Royal Gold (RGLD) Dips After Acquisition News But Options Traders Don’t Seem Worried

Precious metals specialist Royal Gold (RGLD), which focuses on the acquisition and management of streaming and royalty interests, generated headlines on Monday — though perhaps for the wrong reason. According to the company’s press release, Royal agreed to acquire Sandstorm Gold (SAND) and Horizon Copper (HNCUF) for a transaction equity value of about $3.5 billion and $196 million, respectively. While the acquired entities surged in value, RGLD stock dropped 6.44%.

Overall, long-term investors aren’t feeling too shabby. Since the beginning of this year, RGLD stock gained almost 28%, even with yesterday’s big drop. In the past 52 weeks, the security moved up more than 28%. Just as importantly, while the underlying gold market has been choppy since April, it appears to have reached a stabilization point around the $3,300 level.

 

With economic and geopolitical uncertainties looming, it’s not unreasonable to believe that the yellow metal may once again receive safe-haven demand. If so, RGLD stock could potentially resume its upward trajectory.

What’s even more intriguing, the smart money seems to have confidence in Royal Gold despite Monday’s hiccup. When the closing bell rang out, RGLD stock represented one of the highlights of Barchart’s screener for unusual options volume. Specifically, total volume hit 3,939 contracts, representing a 291.94% lift over the trailing one-month average.

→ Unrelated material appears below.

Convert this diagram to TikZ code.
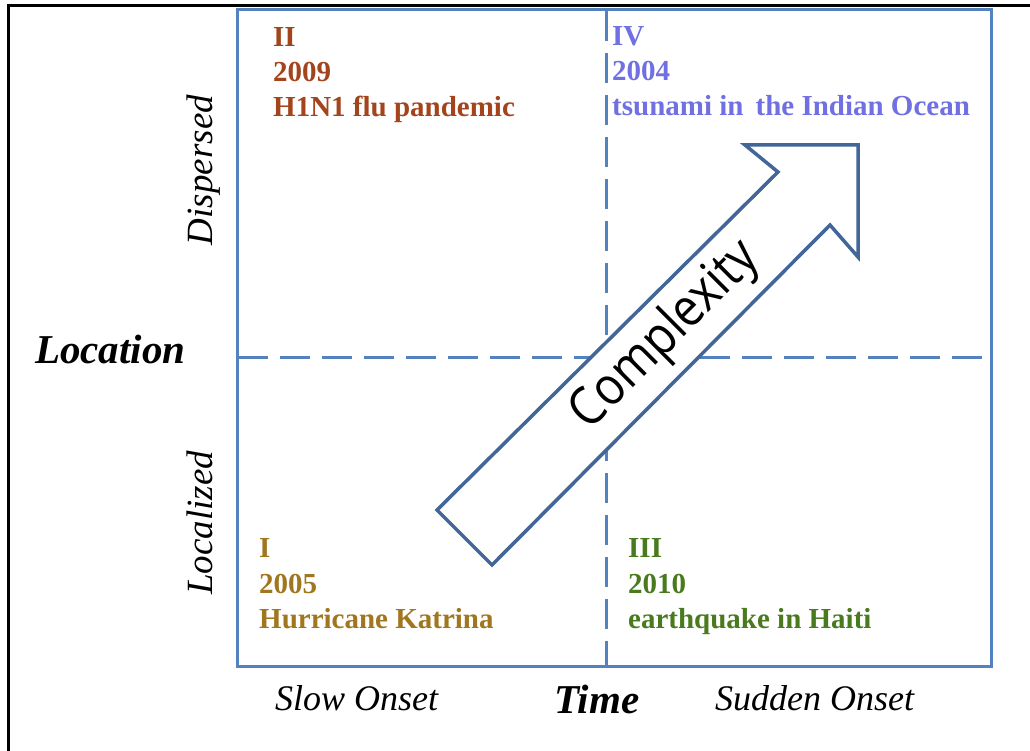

Still, what may have caught some investors off guard was the put/call ratio of nearly 0.99, where call volume landed at 1,983 contracts while put volume reached 1,956 contracts. On the surface, the even ground implies relatively equal sentiment between the bulls and bears. However, options flow — which focuses exclusively on big block transactions likely placed by institutional investors — shows net trade sentiment at $70,700 above parity, thus favoring the bulls.

Leveraging Statistical Analysis to Strategize RGLD Stock

While fundamental catalysts and options market interpretations provide important color and context, the information can be rather opaque. With the former category, the market has likely priced in all publicly available information of note. Regarding the latter, the transactions are not necessarily clear-cut. For instance, a call option could be a straight debit wager or it could be the credit portion of a multi-leg strategy.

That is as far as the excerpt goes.